## Information supplied

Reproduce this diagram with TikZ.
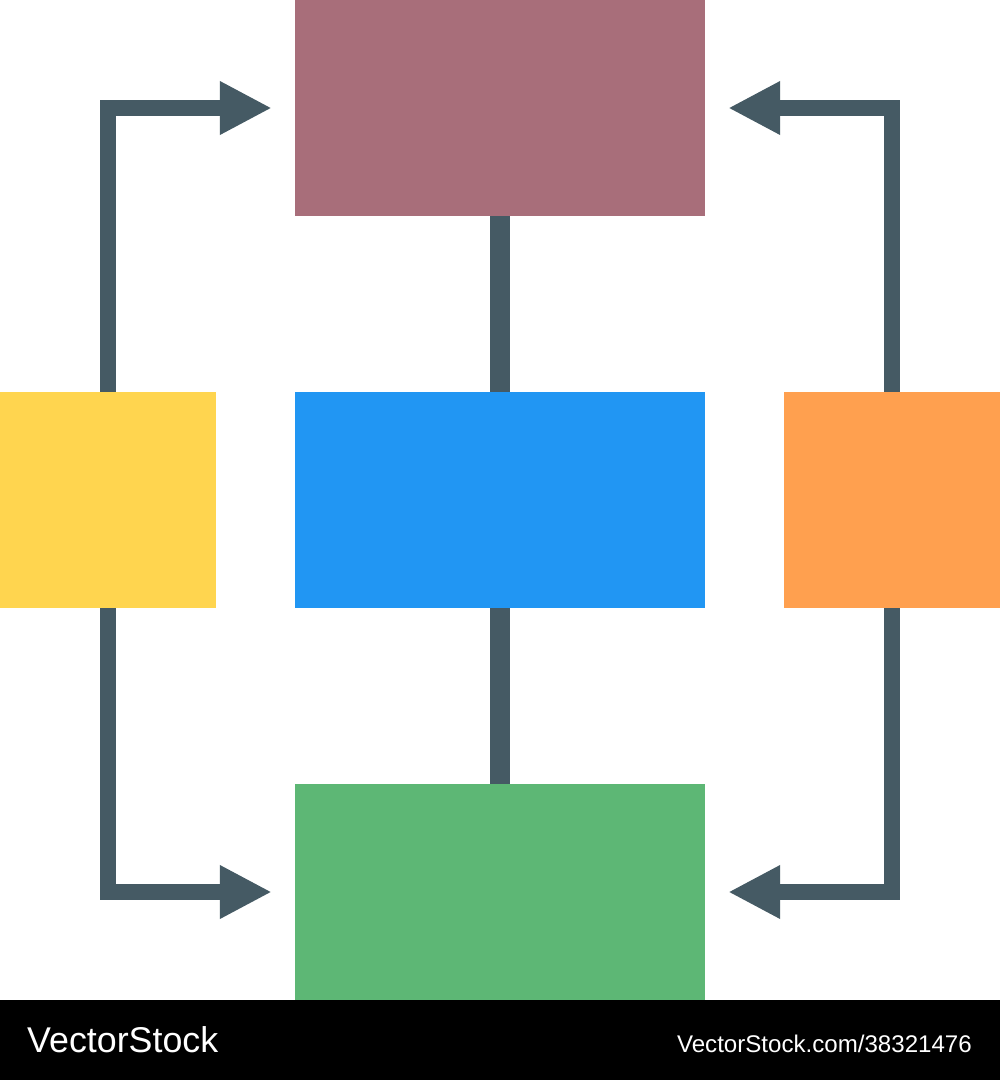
\documentclass[tikz,border=0pt]{standalone}
\usepackage{fontspec}
\setmainfont{Liberation Sans}
\usetikzlibrary{arrows.meta}
\definecolor{cTop}{HTML}{A86E7A}
\definecolor{cMid}{HTML}{2196F3}
\definecolor{cBot}{HTML}{5DB775}
\definecolor{cLeft}{HTML}{FFD54F}
\definecolor{cRight}{HTML}{FFA04F}
\definecolor{cLine}{HTML}{455A64}
\tikzset{
  wide/.style={rectangle, inner sep=0pt, minimum width=410pt, minimum height=216pt},
  square/.style={rectangle, inner sep=0pt, minimum width=216pt, minimum height=216pt},
  conn/.style={draw=cLine, line width=16pt, miter limit=10, -{Triangle[length=52pt,width=50pt]}, shorten >=23pt},
  bar/.style={draw=cLine, line width=20pt},
  foot/.style={text=white, inner sep=0pt}
}
\begin{document}
\begin{tikzpicture}[x=1pt,y=-1pt]
\useasboundingbox (0,0) rectangle (1000,1080);
\fill[white] (0,0) rectangle (1000,1080);
\node[wide, fill=cTop] (top) at (500,108) {};
\node[wide, fill=cMid] (mid) at (500,500) {};
\node[wide, fill=cBot] (bot) at (500,892) {};
\node[square, fill=cLeft] (left) at (108,500) {};
\node[square, fill=cRight] (right) at (892,500) {};
\draw[bar] (top.south) -- (mid.north);
\draw[bar] (mid.south) -- (bot.north);
\draw[conn] (left.north) |- (top.west);
\draw[conn] (right.north) |- (top.east);
\draw[conn] (left.south) |- (bot.west);
\draw[conn] (right.south) |- (bot.east);
\fill[black] (0,1000) rectangle (1000,1080);
\node[foot, anchor=base west] (brand) at (27,1052) {\fontsize{35.8}{40}\selectfont VectorStock};
\node[foot, anchor=base east] (url) at (972,1052) {\fontsize{24.1}{28}\selectfont VectorStock.com/38321476};
\end{tikzpicture}
\end{document}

## Given exercise
Reproduce every line above as written, skipping pictures.

## Written response
Reproduce this diagram with TikZ.
\documentclass[tikz,border=0pt]{standalone}
\usepackage{fontspec}
\setmainfont{Liberation Sans}
\usetikzlibrary{arrows.meta}
\definecolor{cTop}{HTML}{A86E7A}
\definecolor{cMid}{HTML}{2196F3}
\definecolor{cBot}{HTML}{5DB775}
\definecolor{cLeft}{HTML}{FFD54F}
\definecolor{cRight}{HTML}{FFA04F}
\definecolor{cLine}{HTML}{455A64}
\tikzset{
  wide/.style={rectangle, inner sep=0pt, minimum width=410pt, minimum height=216pt},
  square/.style={rectangle, inner sep=0pt, minimum width=216pt, minimum height=216pt},
  conn/.style={draw=cLine, line width=16pt, miter limit=10, -{Triangle[length=52pt,width=50pt]}, shorten >=23pt},
  bar/.style={draw=cLine, line width=20pt},
  foot/.style={text=white, inner sep=0pt}
}
\begin{document}
\begin{tikzpicture}[x=1pt,y=-1pt]
\useasboundingbox (0,0) rectangle (1000,1080);
\fill[white] (0,0) rectangle (1000,1080);
\node[wide, fill=cTop] (top) at (500,108) {};
\node[wide, fill=cMid] (mid) at (500,500) {};
\node[wide, fill=cBot] (bot) at (500,892) {};
\node[square, fill=cLeft] (left) at (108,500) {};
\node[square, fill=cRight] (right) at (892,500) {};
\draw[bar] (top.south) -- (mid.north);
\draw[bar] (mid.south) -- (bot.north);
\draw[conn] (left.north) |- (top.west);
\draw[conn] (right.north) |- (top.east);
\draw[conn] (left.south) |- (bot.west);
\draw[conn] (right.south) |- (bot.east);
\fill[black] (0,1000) rectangle (1000,1080);
\node[foot, anchor=base west] (brand) at (27,1052) {\fontsize{35.8}{40}\selectfont VectorStock};
\node[foot, anchor=base east] (url) at (972,1052) {\fontsize{24.1}{28}\selectfont VectorStock.com/38321476};
\end{tikzpicture}
\end{document}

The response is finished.